As I listened to the three stand-up albums included in this collection, I did imagine that. I couldn’t help but imagine it given the recent volley of sexual abuse allegations lodged against Cosby and the ongoing conversation around Allen’s alleged abuse of his then-partner Mia Farrow’s adopted daughter Dylan. And as I pictured Cosby and Allen peacefully traipsing through Greenwich Village—Cosby allegedly already assaulting women at the time, Allen still decades away from his own abuse allegations, not to mention his controversial marriage to Farrow’s adopted daughter Soon Yi-Previn—I wondered why Weide would choose this image to introduce Woody Allen’s illustrious stand-up career.
Then I remembered Weide’s all-too-vigorous defense of Allen’s gentlemanly honor last January and everything became clear. This collection is intended for a world where art can be separated from the artist and where craft trumps all else.
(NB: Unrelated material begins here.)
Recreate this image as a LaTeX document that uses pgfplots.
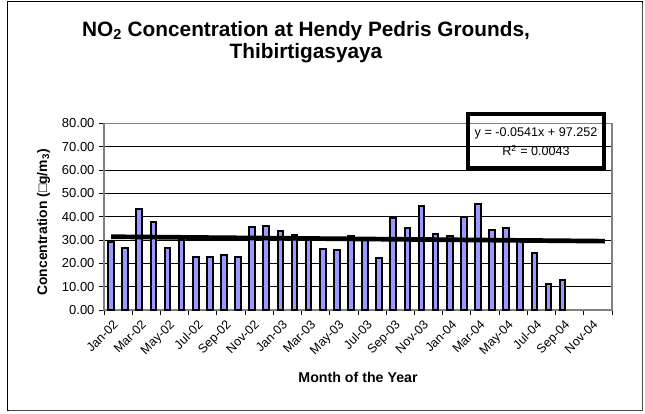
\documentclass[border=0pt]{standalone}
\usepackage{pgfplots}
\pgfplotsset{compat=1.18}
\usepackage{fontspec}
\setmainfont{Liberation Sans}
\definecolor{barfill}{HTML}{9999FF}
\definecolor{frame}{HTML}{808080}
\begin{document}
\begin{tikzpicture}[x=1pt,y=1pt]
\path[use as bounding box] (0,0) rectangle (645,413);
\draw[black, line width=1pt] (7.5,3) rectangle (642,411);
\draw[black!70, line width=0.8pt] (8.5,2.2) -- (642.8,2.2) -- (642.8,410);
\begin{axis}[
  at={(104pt,103pt)}, anchor=south west,
  scale only axis, width=508pt, height=186.7pt,
  xmin=-0.5, xmax=35.5, ymin=0, ymax=80,
  clip=false,
  axis line style={frame, line width=1.4pt},
  ytick={0,10,...,80},
  yticklabel style={/pgf/number format/.cd, fixed, fixed zerofill, precision=2, /tikz/.cd, font=\fontsize{13}{13}\selectfont, xshift=-1pt},
  /pgf/number format/assume math mode=true,
  ymajorgrids, major grid style={black, line width=0.8pt},
  tick align=outside, major tick length=5pt, minor tick length=5pt,
  tick style={black, line width=0.8pt},
  xtick={0,2,...,34},
  xticklabels={Jan-02,Mar-02,May-02,Jul-02,Sep-02,Nov-02,Jan-03,Mar-03,May-03,Jul-03,Sep-03,Nov-03,Jan-04,Mar-04,May-04,Jul-04,Sep-04,Nov-04},
  major x tick style={draw=none},
  minor xtick={-0.5,1.5,...,35.5},
  xticklabel style={rotate=45, anchor=north east, inner sep=1pt, font=\fontsize{12.5}{12.5}\selectfont, xshift=-1pt, yshift=-3pt},
  ytick pos=left, xtick pos=bottom,
]
\addplot[ybar, bar width=5.6pt, bar shift=0pt, fill=barfill, draw=black, line width=2pt] coordinates {
(0,29.2) (1,26.7) (2,43.4) (3,37.7) (4,26.4) (5,30.0) (6,22.8) (7,22.7) (8,23.5) (9,22.8)
(10,35.5) (11,36.1) (12,33.8) (13,32.2) (14,30.2) (15,26.1) (16,25.6) (17,31.8) (18,29.9) (19,22.1)
(20,39.5) (21,35.3) (22,44.7) (23,32.7) (24,31.5) (25,40.0) (26,45.4) (27,34.2) (28,35.0) (29,29.7)
(30,24.5) (31,11.1) (32,12.9)
};
\addplot[black, line width=4.7pt] coordinates {(0,31.4) (35,29.5)};
\end{axis}
\node[anchor=base, font=\bfseries\fontsize{20.8}{20.8}\selectfont] at (306,376.5) {NO\textsubscript{2} Concentration at Hendy Pedris Grounds,};
\node[anchor=base, font=\bfseries\fontsize{20.8}{20.8}\selectfont] at (306,354.5) {Thibirtigasyaya};
\node[anchor=base, rotate=90, font=\bfseries\fontsize{13.9}{13.9}\selectfont] at (47,190.5) {Concentration (□g/m\textsubscript{3})};
\node[anchor=base, font=\bfseries\fontsize{14.2}{14.2}\selectfont] at (358,31) {Month of the Year};
\draw[black, line width=4pt] (467.7,244.7) rectangle (604.3,299);
\node[anchor=base, font=\fontsize{12.6}{12.6}\selectfont] at (536,276.8) {y = -0.0541x + 97.252};
\node[anchor=base, font=\fontsize{12.6}{12.6}\selectfont] at (536,257) {R\textsuperscript{2} = 0.0043};
\end{tikzpicture}
\end{document}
For those familiar with Allen’s craft, the excerpts from his stand-up career collected on The Stand-Up Years depict the incubation of his film persona. He starts his routine by saying that he wants to talk about his “private life” but his performances are anything but straightforwardly confessional. Instead, his act is equal parts carefully rehearsed neurotic anecdotes—he jokes that he “used to steal second base, and feel guilty and go back” when he was “captain of the latent paranoid softball team”—and laconic two-liners: “I was involved in an extremely good example of oral contraception two weeks ago. I asked a girl to go to bed with me, and she said ‘No.’” His middle-class Jewish background is also a recurring theme, as found in a rapidly escalating yarn about mistaking Klansmen for Halloween partygoers or in a quip about being hired as the “Show Jew” at a Madison Avenue advertising agency before being fired “because I took off too many Jewish holidays.” Woody Allen may have left stand-up behind but he took this nebbish persona with him.
His delivery, too, is classic Woody Allen. As he embarks on each new anecdote, he gulps with trepidation, as if oxygen is a liquid that must be swallowed down before he can venture to speak. Once he gets started, however, he delivers his stories as if they are poems, picking up the pace with the liberal use of enjambment: “I did not marry the first girl I fell in love with because there was a tremendous religious conflict / At the time. She was an atheist and I was an agnostic. We didn’t know which religion not to bring the children up in.” After listening to two hours of Allen’s stand-up, I can report that the throughlines between his classic routines and, say, his character Alvy Singer’s opening monologue in Annie Hall are remarkably clear.